▶ [What you need to do]:
For this exercise, output only the lines between the "Give me the" line and the "const groups = ['YA', 'OA'];" line, both of them included, and skip all pictures.
──────────────────────────────
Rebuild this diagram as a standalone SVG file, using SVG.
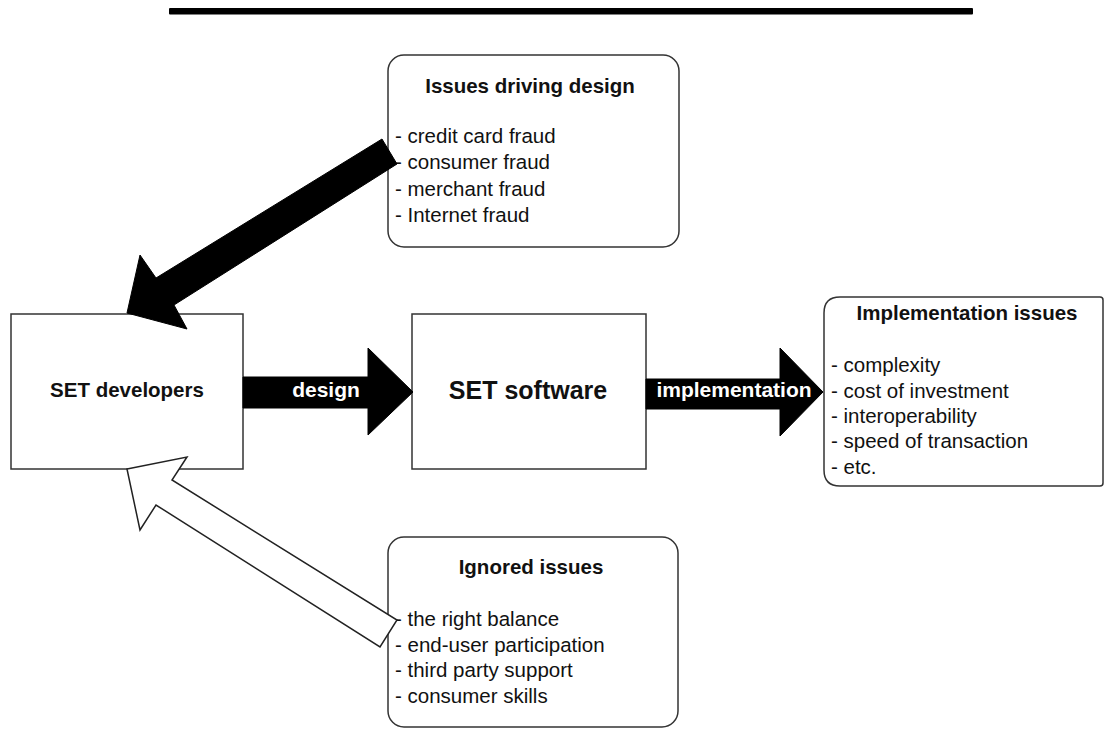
<svg xmlns="http://www.w3.org/2000/svg" width="1104" height="729" viewBox="0 0 1104 729">
<style>
.box{fill:#fff;stroke:#333;stroke-width:1.5}
.t{font-family:"Liberation Sans",Arial,sans-serif;font-size:20.5px;fill:#111}
.h{font-family:"Liberation Sans",Arial,sans-serif;font-size:20.5px;font-weight:bold;fill:#111;text-anchor:middle}
.w{font-family:"Liberation Sans",Arial,sans-serif;font-size:21px;font-weight:bold;fill:#fff;text-anchor:middle}
.solid{fill:#000;stroke:#000;stroke-width:1}
.hollow{fill:#fff;stroke:#222;stroke-width:1.5;stroke-linejoin:miter}
</style>
<rect x="0" y="0" width="1104" height="729" fill="#fff"/>
<rect x="169" y="8" width="804" height="6.5" rx="1" fill="#000"/>

<g id="node-issues-driving">
<rect class="box" x="388" y="55" width="291" height="192" rx="16"/>
<text class="h" x="530" y="93">Issues driving design</text>
<text class="t" x="395" y="143">- credit card fraud</text>
<text class="t" x="395" y="169">- consumer fraud</text>
<text class="t" x="395" y="196">- merchant fraud</text>
<text class="t" x="395" y="222">- Internet fraud</text>
</g>

<g id="node-set-developers">
<rect class="box" x="11" y="314" width="232" height="155"/>
<text class="h" x="127" y="397">SET developers</text>
</g>

<g id="node-set-software">
<rect class="box" x="412" y="314" width="234" height="155"/>
<text class="h" x="528" y="399" style="font-size:25px">SET software</text>
</g>

<g id="node-implementation-issues">
<path class="box" d="M840,297 H1100 Q1103,297 1103,300 V483 Q1103,486 1100,486 H840 Q824,486 824,470 V313 Q824,297 840,297 Z"/>
<text class="h" x="967" y="320">Implementation issues</text>
<text class="t" x="831" y="372">- complexity</text>
<text class="t" x="831" y="398">- cost of investment</text>
<text class="t" x="831" y="423">- interoperability</text>
<text class="t" x="831" y="448">- speed of transaction</text>
<text class="t" x="831" y="474">- etc.</text>
</g>

<g id="node-ignored-issues">
<rect class="box" x="388" y="537" width="290" height="190" rx="16"/>
<text class="h" x="531" y="574">Ignored issues</text>
<text class="t" x="395" y="626">- the right balance</text>
<text class="t" x="395" y="652">- end-user participation</text>
<text class="t" x="395" y="677">- third party support</text>
<text class="t" x="395" y="703">- consumer skills</text>
</g>

<g id="connectors">
<polygon class="solid" points="382,139 397,164 174,305 187,329 127,313 140,255 156,278"/>
<polygon class="hollow" points="127,469 187,457 172,480 397,620 380,647 156,505 140,530"/>
<g id="edge-design">
<polygon class="solid" points="243,377 368,377 368,348 413,392 368,435 368,408 243,408"/>
<text class="w" x="326" y="397">design</text>
</g>
<g id="edge-implementation">
<polygon class="solid" points="646,379 780,379 780,348 823,392 780,436 780,409 646,409"/>
<text class="w" x="734" y="397">implementation</text>
</g>
</g>
</svg>
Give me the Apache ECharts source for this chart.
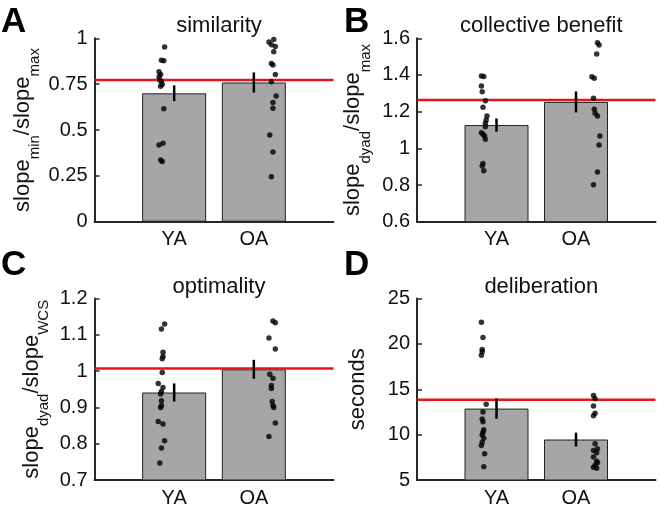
<!DOCTYPE html>
<html><head><meta charset="utf-8">
<script src="https://cdn.jsdelivr.net/npm/echarts@6/dist/echarts.min.js"></script>
<style>html,body{margin:0;padding:0;background:#fff}#c{width:660px;height:508px}</style>
</head><body><div id="c"></div>
<script>
// ---------- data ----------
const groups = ['YA', 'OA'];

// A: similarity
const simBar = [0.700, 0.759];
const simErr = [0.043, 0.055];
const simRef = 0.773;
const simYA = [0.953, 0.880, 0.877, 0.817, 0.803, 0.790, 0.772, 0.763, 0.748, 0.739, 0.616, 0.428, 0.418, 0.337, 0.328];
const simYAjit = [-0.12, -0.16, -0.13, -0.19, -0.17, -0.19, -0.18, -0.16, -0.15, -0.17, -0.13, -0.14, -0.19, -0.17, -0.15];
const simOA = [0.993, 0.980, 0.965, 0.955, 0.926, 0.862, 0.855, 0.803, 0.763, 0.685, 0.650, 0.618, 0.473, 0.380, 0.245];
const simOAjit = [0.25, 0.19, 0.22, 0.27, 0.25, 0.22, 0.24, 0.27, 0.22, 0.28, 0.24, 0.24, 0.20, 0.24, 0.22];

// B: collective benefit
const cbBar = [1.127, 1.253];
const cbErr = [0.036, 0.057];
const cbRef = 1.264;
const cbYA = [1.394, 1.392, 1.340, 1.309, 1.260, 1.224, 1.176, 1.155, 1.137, 1.118, 1.085, 1.077, 1.067, 1.049, 0.918, 0.904, 0.878];
const cbYAjit = [-0.19, -0.16, -0.19, -0.18, -0.14, -0.17, -0.12, -0.13, -0.14, -0.14, -0.19, -0.17, -0.15, -0.14, -0.17, -0.18, -0.16];
const cbOA = [1.576, 1.563, 1.514, 1.391, 1.382, 1.273, 1.213, 1.191, 1.176, 1.067, 1.018, 0.871, 0.802];
const cbOAjit = [0.27, 0.29, 0.26, 0.20, 0.23, 0.22, 0.23, 0.24, 0.27, 0.30, 0.29, 0.27, 0.22];

// C: optimality
const optBar = [0.941, 1.005];
const optErr = [0.025, 0.026];
const optRef = 1.007;
const optYA = [1.130, 1.116, 1.052, 1.040, 1.034, 0.996, 0.966, 0.955, 0.944, 0.937, 0.918, 0.905, 0.900, 0.861, 0.854, 0.808, 0.788, 0.747];
const optYAjit = [-0.12, -0.16, -0.14, -0.14, -0.15, -0.15, -0.20, -0.14, -0.16, -0.17, -0.16, -0.16, -0.17, -0.20, -0.14, -0.12, -0.16, -0.18];
const optOA = [1.138, 1.133, 1.091, 1.061, 0.991, 0.980, 0.960, 0.952, 0.916, 0.905, 0.900, 0.857, 0.820];
const optOAjit = [0.24, 0.27, 0.19, 0.27, 0.20, 0.24, 0.22, 0.22, 0.23, 0.24, 0.25, 0.27, 0.19];

// D: deliberation
const delBar = [12.87, 9.46];
const delErr = [1.12, 0.76];
const delRef = 13.84;
const delYA = [22.39, 20.70, 19.39, 19.13, 18.74, 13.34, 12.50, 11.71, 11.42, 10.54, 10.26, 9.97, 9.61, 9.17, 8.80, 7.90, 6.46];
const delYAjit = [-0.19, -0.17, -0.18, -0.18, -0.19, -0.13, -0.17, -0.18, -0.17, -0.16, -0.17, -0.18, -0.16, -0.18, -0.19, -0.15, -0.16];
const delOA = [14.32, 13.96, 13.15, 12.36, 12.07, 8.99, 8.45, 8.26, 8.01, 7.54, 7.07, 6.90, 6.63, 6.40, 6.30];
const delOAjit = [0.22, 0.24, 0.22, 0.24, 0.22, 0.24, 0.27, 0.22, 0.26, 0.22, 0.26, 0.27, 0.24, 0.22, 0.26];

// axis ranges / ticks
const yMin = [0, 0.6, 0.7, 5];
const yMax = [1, 1.6, 1.2, 25];
const yStep = [0.25, 0.2, 0.1, 5];
const titles = ['similarity', 'collective benefit', 'optimality', 'deliberation'];
const letters = ['A', 'B', 'C', 'D'];

// ---------- chart ----------
const F = '"Liberation Sans", Arial, Helvetica, sans-serif';
const TXT = '#111';
const AX = '#262626';
const grids = [
  {left: 94.5, top: 38.3, width: 239, height: 183.4},
  {left: 417, top: 38.3, width: 238.5, height: 183.4},
  {left: 94.5, top: 298.5, width: 239, height: 183.2},
  {left: 417, top: 298.5, width: 238.5, height: 183.2}
];
const names = [
  '{m|slope}{s|min}{m|/slope}{s|max}',
  '{m|slope}{s|dyad}{m|/slope}{s|max}',
  '{m|slope}{s|dyad}{m|/slope}{s|WCS}',
  '{m|seconds}'
];
const nameGaps = [52, 44, 43, 46];
const panels = [
  [simBar, simErr, simRef, simYA, simYAjit, simOA, simOAjit],
  [cbBar, cbErr, cbRef, cbYA, cbYAjit, cbOA, cbOAjit],
  [optBar, optErr, optRef, optYA, optYAjit, optOA, optOAjit],
  [delBar, delErr, delRef, delYA, delYAjit, delOA, delOAjit]
];

const xAxes = [], yAxes = [], series = [], title = [], graphic = [];
panels.forEach((p, i) => {
  const [bar, err, ref, ya, yaj, oa, oaj] = p;
  const g = grids[i];
  xAxes.push({
    gridIndex: i, type: 'value', min: 0, max: 3, interval: 1,
    axisLine: {show: true, onZero: false, lineStyle: {color: AX, width: 2}},
    axisTick: {show: false}, splitLine: {show: false},
    axisLabel: {fontSize: 20, fontFamily: F, color: TXT, margin: 8,
      formatter: v => (v >= 1 && v <= groups.length && Number.isInteger(v)) ? groups[v - 1] : ''}
  });
  yAxes.push({
    gridIndex: i, type: 'value', min: yMin[i], max: yMax[i], interval: yStep[i],
    axisLine: {show: true, lineStyle: {color: AX, width: 2}},
    axisTick: {show: true, inside: true, length: 5, lineStyle: {color: AX, width: 1.5}},
    splitLine: {show: false},
    axisLabel: {fontSize: 20, fontFamily: F, color: TXT, margin: 7},
    name: names[i], nameLocation: 'middle', nameRotate: 90, nameGap: nameGaps[i],
    nameTextStyle: {
      rich: {
        m: {fontSize: 22, fontFamily: F, color: TXT, lineHeight: 24, verticalAlign: 'top'},
        s: {fontSize: 15, fontFamily: F, color: TXT, lineHeight: 31, verticalAlign: 'bottom'}
      }
    }
  });
  series.push({
    type: 'bar', xAxisIndex: i, yAxisIndex: i, barWidth: 64, z: 1,
    data: bar.map((v, k) => [k + 1, v]),
    itemStyle: {color: '#a6a6a6', borderColor: '#222', borderWidth: 1}
  });
  series.push({
    type: 'line', xAxisIndex: i, yAxisIndex: i, symbol: 'none', z: 2,
    data: [[0, ref], [3, ref]],
    lineStyle: {color: '#e8131b', width: 2.5}
  });
  series.push({
    type: 'custom', xAxisIndex: i, yAxisIndex: i, z: 3,
    data: bar.map((v, k) => [k + 1, v, err[k]]),
    renderItem: (params, api) => {
      const x = api.value(0), m = api.value(1), e = api.value(2);
      const a = api.coord([x, m - e]), b = api.coord([x, m + e]);
      return {type: 'line', shape: {x1: a[0], y1: a[1], x2: b[0], y2: b[1]},
        style: {stroke: '#000', lineWidth: 2.5}};
    }
  });
  series.push({
    type: 'scatter', xAxisIndex: i, yAxisIndex: i, z: 4, symbolSize: 5.5,
    data: ya.map((v, k) => [1 + yaj[k], v]).concat(oa.map((v, k) => [2 + oaj[k], v])),
    itemStyle: {color: '#000'}
  });
  title.push({
    text: titles[i], left: g.left + g.width / 2, top: g.top - 28, textAlign: 'center',
    textStyle: {fontSize: 22, fontFamily: F, color: TXT, fontWeight: 'normal'}
  });
  graphic.push({
    type: 'text', left: i % 2 === 0 ? 1 : 344, top: i < 2 ? 5 : 248,
    style: {text: letters[i], font: 'bold 35px ' + F, fill: '#000'}
  });
});

const chart = echarts.init(document.getElementById('c'), null, {renderer: 'canvas'});
chart.setOption({
  animation: false,
  backgroundColor: '#fff',
  grid: grids,
  xAxis: xAxes,
  yAxis: yAxes,
  series: series,
  title: title,
  graphic: graphic
});
</script>
</body></html>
──────────────────────────────
▶ [Solved problem]:
Give me the Apache ECharts source for this chart.
<!DOCTYPE html>
<html><head><meta charset="utf-8">
<script src="https://cdn.jsdelivr.net/npm/echarts@6/dist/echarts.min.js"></script>
<style>html,body{margin:0;padding:0;background:#fff}#c{width:660px;height:508px}</style>
</head><body><div id="c"></div>
<script>
// ---------- data ----------
const groups = ['YA', 'OA'];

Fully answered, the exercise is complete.